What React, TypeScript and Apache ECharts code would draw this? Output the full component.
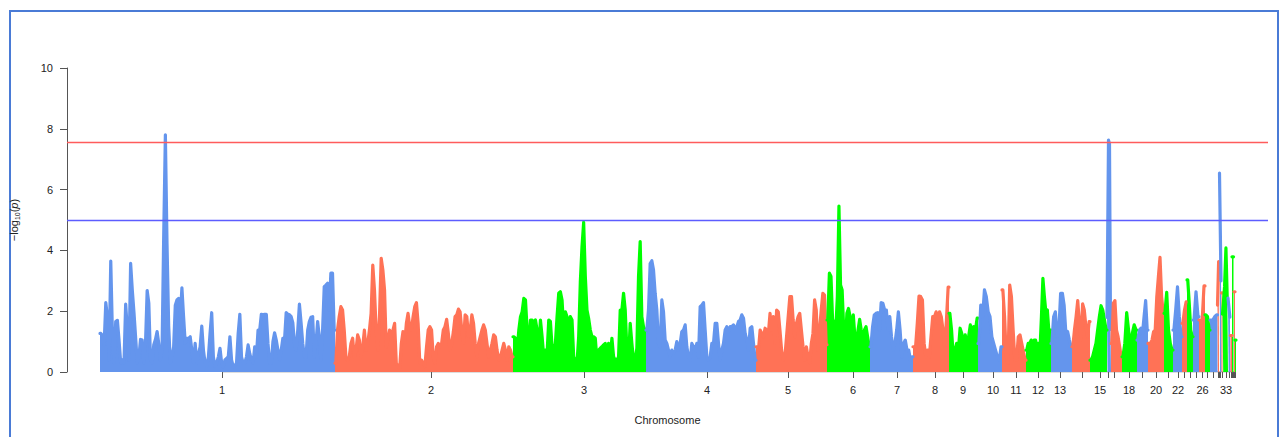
---
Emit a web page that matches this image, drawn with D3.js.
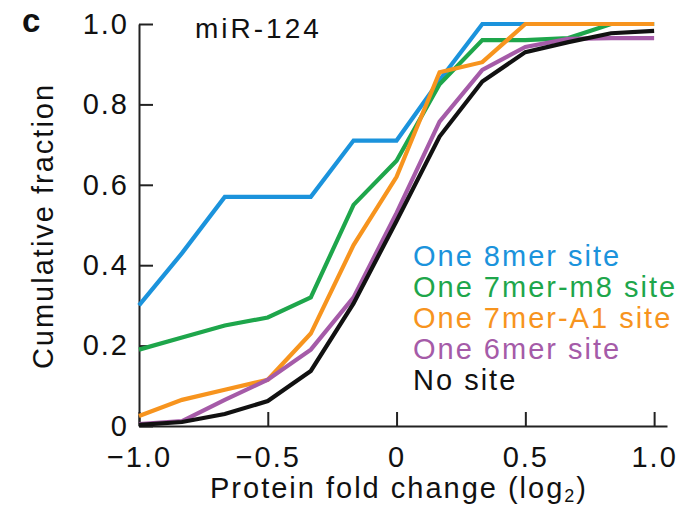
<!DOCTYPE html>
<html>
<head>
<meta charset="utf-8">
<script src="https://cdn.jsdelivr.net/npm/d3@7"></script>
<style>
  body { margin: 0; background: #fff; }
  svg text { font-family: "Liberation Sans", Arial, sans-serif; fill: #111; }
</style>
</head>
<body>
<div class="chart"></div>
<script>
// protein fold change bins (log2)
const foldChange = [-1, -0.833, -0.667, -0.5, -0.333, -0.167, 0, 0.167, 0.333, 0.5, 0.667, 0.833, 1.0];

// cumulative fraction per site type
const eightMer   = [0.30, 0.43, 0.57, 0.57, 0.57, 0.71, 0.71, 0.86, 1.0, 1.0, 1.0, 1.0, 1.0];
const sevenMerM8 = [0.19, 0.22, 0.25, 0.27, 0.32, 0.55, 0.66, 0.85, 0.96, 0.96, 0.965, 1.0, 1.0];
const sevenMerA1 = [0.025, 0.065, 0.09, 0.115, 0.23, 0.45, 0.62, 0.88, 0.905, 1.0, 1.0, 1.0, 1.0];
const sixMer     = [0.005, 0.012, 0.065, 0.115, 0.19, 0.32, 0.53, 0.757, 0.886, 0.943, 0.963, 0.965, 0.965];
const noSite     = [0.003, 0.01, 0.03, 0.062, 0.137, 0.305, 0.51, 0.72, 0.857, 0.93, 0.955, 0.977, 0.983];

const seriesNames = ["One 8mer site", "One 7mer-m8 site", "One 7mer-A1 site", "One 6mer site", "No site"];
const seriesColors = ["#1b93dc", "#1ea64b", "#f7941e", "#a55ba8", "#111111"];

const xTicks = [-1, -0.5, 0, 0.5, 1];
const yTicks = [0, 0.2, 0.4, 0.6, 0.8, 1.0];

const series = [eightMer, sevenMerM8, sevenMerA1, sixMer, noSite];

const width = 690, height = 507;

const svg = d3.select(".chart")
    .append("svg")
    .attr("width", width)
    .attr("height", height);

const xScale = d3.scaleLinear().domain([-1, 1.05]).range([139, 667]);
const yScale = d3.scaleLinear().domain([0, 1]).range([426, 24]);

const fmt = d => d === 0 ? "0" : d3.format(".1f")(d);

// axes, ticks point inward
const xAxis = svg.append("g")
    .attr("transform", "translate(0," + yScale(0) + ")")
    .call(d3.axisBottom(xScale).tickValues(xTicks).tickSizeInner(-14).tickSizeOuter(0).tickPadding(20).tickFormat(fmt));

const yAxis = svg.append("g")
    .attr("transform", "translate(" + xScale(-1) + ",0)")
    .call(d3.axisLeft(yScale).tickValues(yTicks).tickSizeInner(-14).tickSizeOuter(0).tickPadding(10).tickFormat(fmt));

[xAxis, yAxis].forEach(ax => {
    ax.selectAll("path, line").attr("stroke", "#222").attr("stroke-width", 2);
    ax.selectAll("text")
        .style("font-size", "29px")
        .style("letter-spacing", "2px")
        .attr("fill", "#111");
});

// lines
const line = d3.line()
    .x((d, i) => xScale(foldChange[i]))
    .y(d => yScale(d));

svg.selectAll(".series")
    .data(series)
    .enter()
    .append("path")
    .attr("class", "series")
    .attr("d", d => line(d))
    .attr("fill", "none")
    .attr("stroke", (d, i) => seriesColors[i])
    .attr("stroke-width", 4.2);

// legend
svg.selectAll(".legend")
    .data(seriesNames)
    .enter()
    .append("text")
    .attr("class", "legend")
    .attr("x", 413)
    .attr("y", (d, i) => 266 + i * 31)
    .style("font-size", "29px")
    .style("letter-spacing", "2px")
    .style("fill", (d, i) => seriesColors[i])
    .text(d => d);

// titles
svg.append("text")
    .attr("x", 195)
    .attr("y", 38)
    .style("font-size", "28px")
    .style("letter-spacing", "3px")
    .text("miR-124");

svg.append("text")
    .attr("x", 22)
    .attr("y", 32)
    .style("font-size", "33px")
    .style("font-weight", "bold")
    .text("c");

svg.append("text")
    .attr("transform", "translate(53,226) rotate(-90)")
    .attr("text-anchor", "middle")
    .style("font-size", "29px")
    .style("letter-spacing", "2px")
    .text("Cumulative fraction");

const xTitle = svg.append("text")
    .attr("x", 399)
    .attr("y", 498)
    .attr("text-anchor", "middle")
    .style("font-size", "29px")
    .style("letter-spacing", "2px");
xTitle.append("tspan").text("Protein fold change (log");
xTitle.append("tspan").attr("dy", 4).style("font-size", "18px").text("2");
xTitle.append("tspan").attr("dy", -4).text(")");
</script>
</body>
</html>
...
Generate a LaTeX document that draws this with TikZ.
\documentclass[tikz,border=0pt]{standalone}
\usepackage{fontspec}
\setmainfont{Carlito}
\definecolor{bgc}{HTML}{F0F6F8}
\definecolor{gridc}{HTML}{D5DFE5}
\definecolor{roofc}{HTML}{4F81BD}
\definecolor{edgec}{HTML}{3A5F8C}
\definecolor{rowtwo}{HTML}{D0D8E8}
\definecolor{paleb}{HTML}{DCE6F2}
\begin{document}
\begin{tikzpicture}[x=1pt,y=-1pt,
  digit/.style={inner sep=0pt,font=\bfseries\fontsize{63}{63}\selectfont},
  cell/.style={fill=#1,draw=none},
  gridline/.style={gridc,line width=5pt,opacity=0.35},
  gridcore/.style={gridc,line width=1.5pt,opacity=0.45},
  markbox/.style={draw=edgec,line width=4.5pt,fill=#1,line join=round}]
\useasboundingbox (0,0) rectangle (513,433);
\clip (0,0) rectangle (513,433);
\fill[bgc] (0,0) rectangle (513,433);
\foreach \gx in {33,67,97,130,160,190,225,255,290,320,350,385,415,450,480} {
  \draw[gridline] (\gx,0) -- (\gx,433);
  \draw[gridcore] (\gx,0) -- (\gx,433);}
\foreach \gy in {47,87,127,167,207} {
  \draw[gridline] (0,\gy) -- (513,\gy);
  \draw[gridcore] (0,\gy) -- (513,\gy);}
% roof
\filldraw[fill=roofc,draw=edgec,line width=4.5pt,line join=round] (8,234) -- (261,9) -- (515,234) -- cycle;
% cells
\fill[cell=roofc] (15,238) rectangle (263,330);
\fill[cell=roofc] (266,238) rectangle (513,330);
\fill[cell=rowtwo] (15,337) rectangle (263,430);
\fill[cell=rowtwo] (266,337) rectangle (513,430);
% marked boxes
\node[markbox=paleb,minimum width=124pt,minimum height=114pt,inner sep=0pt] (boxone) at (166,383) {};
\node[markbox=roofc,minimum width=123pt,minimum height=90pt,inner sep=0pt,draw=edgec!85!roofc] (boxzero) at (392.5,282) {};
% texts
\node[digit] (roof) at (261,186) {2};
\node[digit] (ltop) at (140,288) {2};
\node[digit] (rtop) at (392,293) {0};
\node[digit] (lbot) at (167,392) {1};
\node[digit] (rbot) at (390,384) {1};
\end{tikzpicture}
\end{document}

■ **Requirements**: Where a line contains "with", copy that line.

■ **Result of this exercise**:
Emit a web page that matches this image, drawn with D3.js.
Generate a LaTeX document that draws this with TikZ.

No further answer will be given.